Published on February 27th, 2013 | by Mace & Crown Administrator
Black History Month Hits the Outdoors How African-American Contributions have shaped the Great Outdoors in Hampton Roads
Only one percent out of the 280 million annual visitors to National Parks are African-Americans, yet so much of the park system was created or improved with the help of African-Americans. Between 1933 and 1943, more than 200,000 African-American men joined the CCC to work on the preservation of our country’s natural and historical resources, such as Fist Landing State Park.
Today, several African-American groups are encouraging members of the community who embrace outdoor recreation. The largest of these groups is Outdoor Afro, based out of San Francisco. Outdoor Afro’s mission statement is to “disrupt the false perception that black people do not have a relationship with nature.” The organization also aims to stimulate African-American participation in the outdoors.
Oprah decided in 2010 to see what camping was like and share it with the world. When a National Park Service Ranger sent her a letter stating that only one percent of park visitors annually are African-American, Oprah came to the rescue and set out to go camping. First, she went to an outfitter specializing in outdoor equipment to gather supplies then headed for Yosemite National Park. Oprah thoroughly enjoyed the experience saying “Just the beauty of the park. Everything about it is spectacular…being surrounded by the cathedral of stone.
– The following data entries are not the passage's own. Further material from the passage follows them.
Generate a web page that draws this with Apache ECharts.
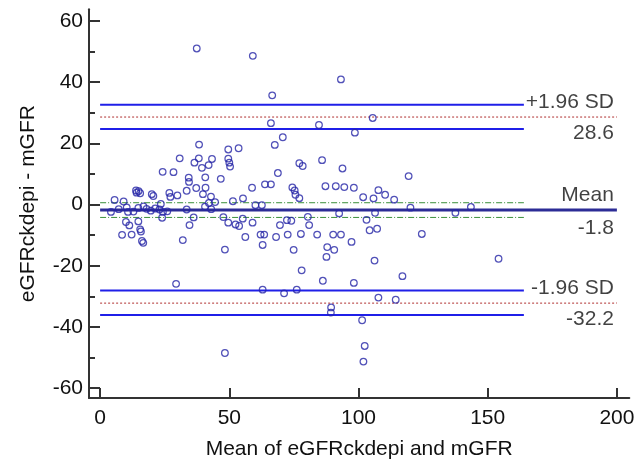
<!DOCTYPE html>
<html>
<head>
<meta charset="utf-8">
<script src="https://cdn.jsdelivr.net/npm/echarts@6/dist/echarts.min.js"></script>
<style>html,body{margin:0;padding:0;background:#fff;}#c{width:644px;height:465px;}</style>
</head>
<body>
<div id="c"></div>
<script>
// Bland-Altman data: mean of the two methods (x) and difference (y)
var meanVals = [
37.4,59.1,66.6,66.1,84.7,70.7,67.6,93.2,105.5,98.6,85.9,93.8,119.4,87.2,91.2,94.5,98.2,101.8,105.8,107.7,
110.3,113.8,120.1,137.5,143.5,30.8,24.2,28.4,38.3,38.2,36.5,39.4,42.0,43.3,40.7,46.7,49.6,53.6,49.6,50.0,
50.3,34.3,34.4,33.5,37.2,40.8,39.8,42.9,44.5,42.1,40.6,43.0,51.4,55.3,58.8,60.1,62.6,63.8,66.1,68.8,
74.4,75.3,75.6,77.1,77.1,78.4,5.6,9.1,13.9,14.9,14.1,15.5,20.0,20.6,26.8,27.2,29.9,23.5,
4.2,7.2,10.3,10.8,12.9,14.8,16.8,18.0,19.6,21.3,23.0,24.3,26.0,33.5,
24.0,36.2,34.6,10.0,11.3,14.8,15.5,15.8,8.5,12.2,16.2,16.7,32.0,29.4,47.7,49.6,52.4,53.8,55.2,59.0,
56.2,62.1,63.5,62.9,48.3,68.1,69.6,72.3,74.0,72.6,77.7,74.9,80.4,80.9,78.0,62.9,71.2,76.1,48.3,
84.0,90.2,93.2,92.5,103.1,106.4,104.3,107.2,97.3,87.9,90.6,87.6,106.2,124.5,86.2,98.2,117.0,154.2,
107.7,114.4,89.4,89.3,101.4,102.4,101.9
];
var diffVals = [
51.0,48.6,35.7,26.6,26.0,22.0,19.5,40.9,28.3,23.5,14.5,11.8,9.3,6.0,6.0,5.7,5.5,2.4,2.0,4.7,
3.2,1.6,-1.0,-2.7,-0.8,15.1,10.7,10.6,19.6,15.1,13.7,12.0,12.9,14.9,8.9,8.4,18.0,18.4,15.0,13.7,
12.4,8.8,7.4,4.5,5.4,5.5,3.4,2.6,0.8,0.5,-0.7,-1.5,1.1,2.0,5.5,-0.2,-0.2,6.6,6.6,10.3,
5.6,4.6,3.2,2.1,13.5,12.6,1.5,1.0,4.6,4.4,3.9,3.7,3.4,2.8,3.8,2.5,3.0,0.2,
-2.4,-1.5,-0.9,-2.4,-2.3,-1.1,-0.6,-1.4,-2.0,-1.3,-1.6,-2.4,-2.2,-1.6,
-4.3,-4.2,-6.7,-5.7,-6.8,-5.5,-8.1,-8.8,-9.9,-9.8,-11.9,-12.5,-11.6,-25.9,-4.1,-5.9,-6.5,-7.0,-4.6,-5.9,
-10.6,-9.8,-9.8,-13.2,-14.7,-10.6,-6.7,-5.1,-5.3,-9.8,-9.6,-14.8,-4.0,-6.7,-21.5,-27.8,-29.0,-27.8,-48.5,
-9.8,-9.8,-9.8,-2.9,-5.0,-2.7,-8.4,-7.9,-12.2,-13.9,-14.8,-17.1,-18.3,-9.6,-24.9,-25.6,-23.4,-17.7,
-30.4,-31.1,-33.6,-35.3,-37.8,-46.2,-51.3
];

// Summary statistics
var meanDiff = -1.8;
var upperLoA = 28.6;
var lowerLoA = -32.2;
var ciMean = [0.6, -4.2];
var ciUpperLoA = [32.6, 24.7];
var ciLowerLoA = [-28.1, -36.1];
var ciLineEnd = 164;
var fullLineEnd = 200;

var xTicks = [0, 50, 100, 150, 200];
var yTicks = [-60, -40, -20, 0, 20, 40, 60];
var yMinorTicks = [-50, -30, -10, 10, 30, 50];

var rightLabels = ['+1.96 SD', '28.6', 'Mean', '-1.8', '-1.96 SD', '-32.2'];
var rightLabelVals = [upperLoA, upperLoA, meanDiff, meanDiff, lowerLoA, lowerLoA];
var rightLabelOffsets = [-15, 16, -15, 18, -15, 16];

var FONT = 'Liberation Sans, Arial, sans-serif';
var AXC = '#333333';
var TXT = '#111111';

var pts = meanVals.map(function (v, i) { return [v, diffVals[i]]; });

function hline(y, x1, color, width, type) {
  return {
    type: 'line', silent: true, symbol: 'none', animation: false,
    data: [[0, y], [x1, y]],
    lineStyle: { color: color, width: width, type: type },
    z: 2
  };
}

var series = [];
ciUpperLoA.forEach(function (v) { series.push(hline(v, ciLineEnd, '#1f1fe8', 2, 'solid')); });
ciLowerLoA.forEach(function (v) { series.push(hline(v, ciLineEnd, '#1f1fe8', 2, 'solid')); });
series.push(hline(upperLoA, fullLineEnd, '#b03030', 1, [2, 2]));
series.push(hline(lowerLoA, fullLineEnd, '#b03030', 1, [2, 2]));
ciMean.forEach(function (v) { series.push(hline(v, ciLineEnd, '#3a8f3a', 1, [6, 2, 1, 2])); });
series.push(hline(meanDiff, fullLineEnd, '#2c2c96', 3, 'solid'));

series.push({
  type: 'scatter', animation: false, silent: true,
  data: pts, symbol: 'circle', symbolSize: 6.6,
  itemStyle: { color: 'rgba(0,0,0,0)', borderColor: '#2626a6', borderWidth: 1.25 },
  z: 3
});

series.push({
  type: 'scatter', animation: false, silent: true, symbolSize: 0,
  data: rightLabels.map(function (t, i) {
    return {
      value: [fullLineEnd, rightLabelVals[i]], name: t,
      label: { offset: [0, rightLabelOffsets[i]] }
    };
  }),
  label: {
    show: true, position: 'left', distance: 3,
    formatter: function (p) { return p.name; },
    color: TXT, fontSize: 21, fontFamily: FONT
  },
  z: 10
});

var chart = echarts.init(document.getElementById('c'), null, { renderer: 'canvas' });
chart.setOption({
  backgroundColor: '#ffffff',
  animation: false,
  grid: { left: 89, right: 14.7, top: 9.3, bottom: 62.7, containLabel: false },
  xAxis: {
    type: 'value', min: -4.3, max: 204.8,
    name: 'Mean of eGFRckdepi and mGFR', nameLocation: 'middle', nameGap: 41,
    nameTextStyle: { fontSize: 21, color: TXT, fontFamily: FONT },
    axisLine: { show: true, onZero: false, lineStyle: { color: AXC, width: 2 } },
    axisTick: { show: true, inside: true, length: 10, customValues: xTicks, lineStyle: { color: AXC, width: 2 } },
    axisLabel: { show: true, customValues: xTicks, fontSize: 21, color: TXT, fontFamily: FONT, margin: 10 },
    splitLine: { show: false }
  },
  yAxis: [{
    type: 'value', min: -63.2, max: 63.8,
    name: 'eGFRckdepi - mGFR', nameLocation: 'middle', nameGap: 50,
    nameTextStyle: { fontSize: 21, color: TXT, fontFamily: FONT },
    axisLine: { show: true, onZero: false, lineStyle: { color: AXC, width: 2 } },
    axisTick: { show: true, inside: true, length: 11, customValues: yTicks, lineStyle: { color: AXC, width: 2 } },
    axisLabel: { show: true, customValues: yTicks, fontSize: 21, color: TXT, fontFamily: FONT, margin: 6 },
    splitLine: { show: false }
  }, {
    type: 'value', min: -63.2, max: 63.8, position: 'left',
    axisLine: { show: false, onZero: false },
    axisTick: { show: true, inside: true, length: 6, customValues: yMinorTicks, lineStyle: { color: AXC, width: 2 } },
    axisLabel: { show: false },
    splitLine: { show: false }
  }],
  series: series
});
</script>
</body>
</html>
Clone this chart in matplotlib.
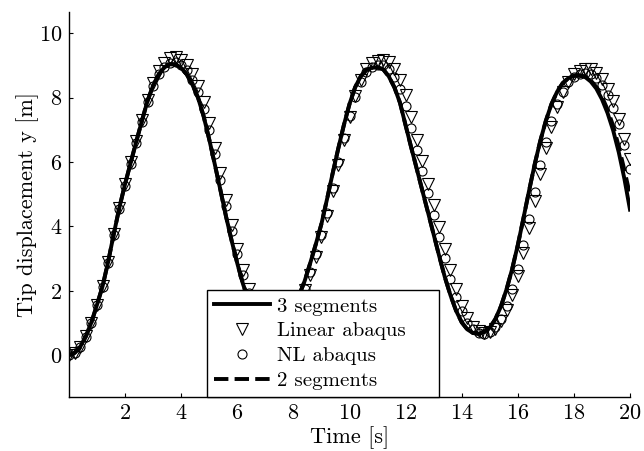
import numpy as np
import matplotlib
matplotlib.use("Agg")
import matplotlib.pyplot as plt

# === Data (time step 0.2 s) ===
time = np.round(np.arange(0, 20.0001, 0.2), 1)

three_segments = [
    0.00, 0.07, 0.26, 0.58, 1.02, 1.57, 2.15, 2.92, 3.78, 4.60,
    5.32, 5.98, 6.64, 7.28, 7.90, 8.38, 8.72, 8.94, 9.04, 9.03,
    8.92, 8.72, 8.40, 8.00, 7.42, 6.70, 5.92, 5.12, 4.30, 3.55,
    2.85, 2.22, 1.68, 1.24, 0.93, 0.74, 0.68, 0.74, 0.88, 1.12,
    1.45, 1.85, 2.30, 2.86, 3.45, 4.08, 4.85, 5.65, 6.42, 7.15,
    7.80, 8.32, 8.66, 8.86, 8.93, 8.94, 8.88, 8.66, 8.32, 7.84,
    7.14, 6.45, 5.78, 5.10, 4.43, 3.75, 3.07, 2.42, 1.86, 1.38,
    1.02, 0.80, 0.69, 0.66, 0.72, 0.85, 1.12, 1.52, 2.05, 2.68,
    3.42, 4.25, 5.10, 5.92, 6.65, 7.28, 7.80, 8.18, 8.45, 8.60,
    8.68, 8.69, 8.64, 8.50, 8.28, 7.95, 7.52, 6.98, 6.30, 5.48,
    4.52,
]

two_segments = [
    0.00, 0.07, 0.26, 0.58, 1.02, 1.57, 2.15, 2.92, 3.78, 4.60,
    5.32, 5.98, 6.64, 7.28, 7.90, 8.38, 8.72, 8.94, 9.04, 9.03,
    8.92, 8.72, 8.40, 8.00, 7.42, 6.70, 5.92, 5.12, 4.30, 3.55,
    2.85, 2.22, 1.68, 1.24, 0.93, 0.74, 0.68, 0.74, 0.88, 1.12,
    1.45, 1.85, 2.30, 2.86, 3.45, 4.08, 4.85, 5.65, 6.42, 7.15,
    7.80, 8.32, 8.66, 8.86, 8.93, 8.94, 8.88, 8.66, 8.32, 7.84,
    7.14, 6.45, 5.78, 5.10, 4.43, 3.75, 3.07, 2.42, 1.86, 1.38,
    1.02, 0.80, 0.69, 0.66, 0.72, 0.85, 1.12, 1.52, 2.05, 2.68,
    3.42, 4.25, 5.10, 5.92, 6.65, 7.28, 7.80, 8.18, 8.45, 8.60,
    8.68, 8.69, 8.66, 8.53, 8.33, 8.03, 7.63, 7.12, 6.48, 5.75,
    4.98,
]

linear_abaqus = [
    0.02, 0.07, 0.26, 0.58, 1.01, 1.56, 2.14, 2.89, 3.75, 4.58,
    5.32, 6.00, 6.66, 7.31, 7.94, 8.46, 8.84, 9.09, 9.23, 9.27,
    9.18, 9.02, 8.74, 8.37, 7.86, 7.20, 6.45, 5.65, 4.83, 4.04,
    3.31, 2.63, 2.04, 1.54, 1.15, 0.88, 0.74, 0.72, 0.80, 0.98,
    1.24, 1.59, 2.01, 2.49, 3.06, 3.66, 4.32, 5.10, 5.90, 6.67,
    7.40, 8.04, 8.55, 8.89, 9.08, 9.15, 9.16, 9.10, 8.89, 8.55,
    8.08, 7.39, 6.69, 6.02, 5.33, 4.65, 3.98, 3.29, 2.63, 2.04,
    1.54, 1.15, 0.88, 0.74, 0.69, 0.72, 0.82, 1.05, 1.39, 1.87,
    2.46, 3.16, 3.96, 4.80, 5.64, 6.42, 7.10, 7.70, 8.16, 8.50,
    8.72, 8.84, 8.90, 8.89, 8.78, 8.58, 8.28, 7.88, 7.35, 6.72,
    6.10,
]

nl_abaqus = [
    0.00, 0.07, 0.25, 0.57, 1.01, 1.55, 2.11, 2.87, 3.72, 4.54,
    5.27, 5.93, 6.59, 7.23, 7.85, 8.36, 8.72, 8.96, 9.09, 9.11,
    9.02, 8.85, 8.56, 8.19, 7.66, 6.99, 6.24, 5.44, 4.64, 3.86,
    3.15, 2.50, 1.92, 1.44, 1.08, 0.84, 0.72, 0.72, 0.82, 1.01,
    1.29, 1.65, 2.07, 2.57, 3.13, 3.74, 4.42, 5.20, 5.99, 6.74,
    7.44, 8.03, 8.50, 8.79, 8.95, 9.00, 9.01, 8.89, 8.65, 8.28,
    7.75, 7.06, 6.37, 5.71, 5.03, 4.35, 3.68, 3.01, 2.38, 1.82,
    1.36, 1.01, 0.80, 0.70, 0.67, 0.73, 0.86, 1.13, 1.52, 2.06,
    2.67, 3.41, 4.23, 5.07, 5.90, 6.63, 7.27, 7.79, 8.18, 8.48,
    8.64, 8.74, 8.76, 8.72, 8.60, 8.40, 8.09, 7.69, 7.19, 6.54,
    5.78,
]

x_ticks = [2, 4, 6, 8, 10, 12, 14, 16, 18, 20]
y_ticks = [0, 2, 4, 6, 8, 10]

# === Style ===
plt.rcParams["font.family"] = "serif"
plt.rcParams["font.serif"] = ["cmr10"]
plt.rcParams["mathtext.fontset"] = "cm"
plt.rcParams["axes.formatter.use_mathtext"] = True
plt.rcParams["axes.unicode_minus"] = False

fig = plt.figure(figsize=(6.44, 4.51), dpi=100)
ax = fig.add_axes([69 / 644, 1 - 397 / 451, (630 - 69) / 644, (397 - 12) / 451])

ax.plot(time, three_segments, color="black", lw=2.8, label="3 segments")
ax.plot(time, linear_abaqus, ls="none", marker="v", ms=8, mfc="none",
        mec="black", mew=0.8, label="Linear abaqus")
ax.plot(time, nl_abaqus, ls="none", marker="o", ms=6.5, mfc="none",
        mec="black", mew=0.8, label="NL abaqus")
ax.plot(time, two_segments, color="black", lw=2.8, ls="--", label="2 segments")

ax.set_xlim(0, 20)
ax.set_ylim(-1.3, 10.66)
ax.set_xticks(x_ticks)
ax.set_yticks(y_ticks)
ax.tick_params(direction="in", length=3, width=0.8, labelsize=16, pad=5)

for side in ("top", "right"):
    ax.spines[side].set_visible(False)
for side in ("left", "bottom"):
    ax.spines[side].set_linewidth(1.0)

ax.set_xlabel("Time [s]", fontsize=16, labelpad=2)
ax.set_ylabel("Tip displacement y [m]", fontsize=16, labelpad=0)

# legend box spans px 207..439 horizontally and sits on the x axis
leg = ax.legend(loc="lower left",
                bbox_to_anchor=((207 - 69) / 561, 0.0, (439 - 207) / 561, 0.25),
                mode="expand", borderaxespad=0, fontsize=15, numpoints=1,
                fancybox=False, framealpha=1, edgecolor="black",
                handlelength=2.7, handletextpad=0.35, labelspacing=0.3,
                borderpad=0.33)
leg.get_frame().set_linewidth(1.0)
leg.set_zorder(5)

fig.savefig("out.png", dpi=100)
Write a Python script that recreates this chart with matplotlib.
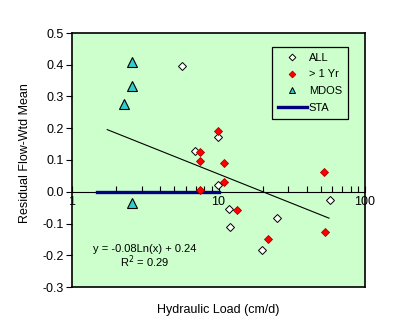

Now I want to see all the other National Parks.”
Last year on National Trails Day, June 2, the Appalachian Trail Conservancy (ATC) teamed up with the Harpers Ferry National Historical Park to lead an African-American History Hike. Participants were guided along a one-mile route that began at the ATC’s Visitor Center in Harper’s Ferry. The hike consisted of various educational discussions, including the famous abolitionist John Brown’s raid of the Harpers Ferry Federal Armory, the creation of Storer College, one of our nation’s first higher learning institutions open to African-Americans and the Niagara Movement, a civil rights organization founded in 1905 that aimed to eliminate racial segregation.
When enjoying nature and the fresh air, take a moment to reflect on those who worked tirelessly to create such a place of beauty. African-Americans have worked to preserve a place for future generations in the great outdoors. We take time in February, during Black history month, to reflect on the African-American volunteers of the Civilian Conservation Corps. Adventure on!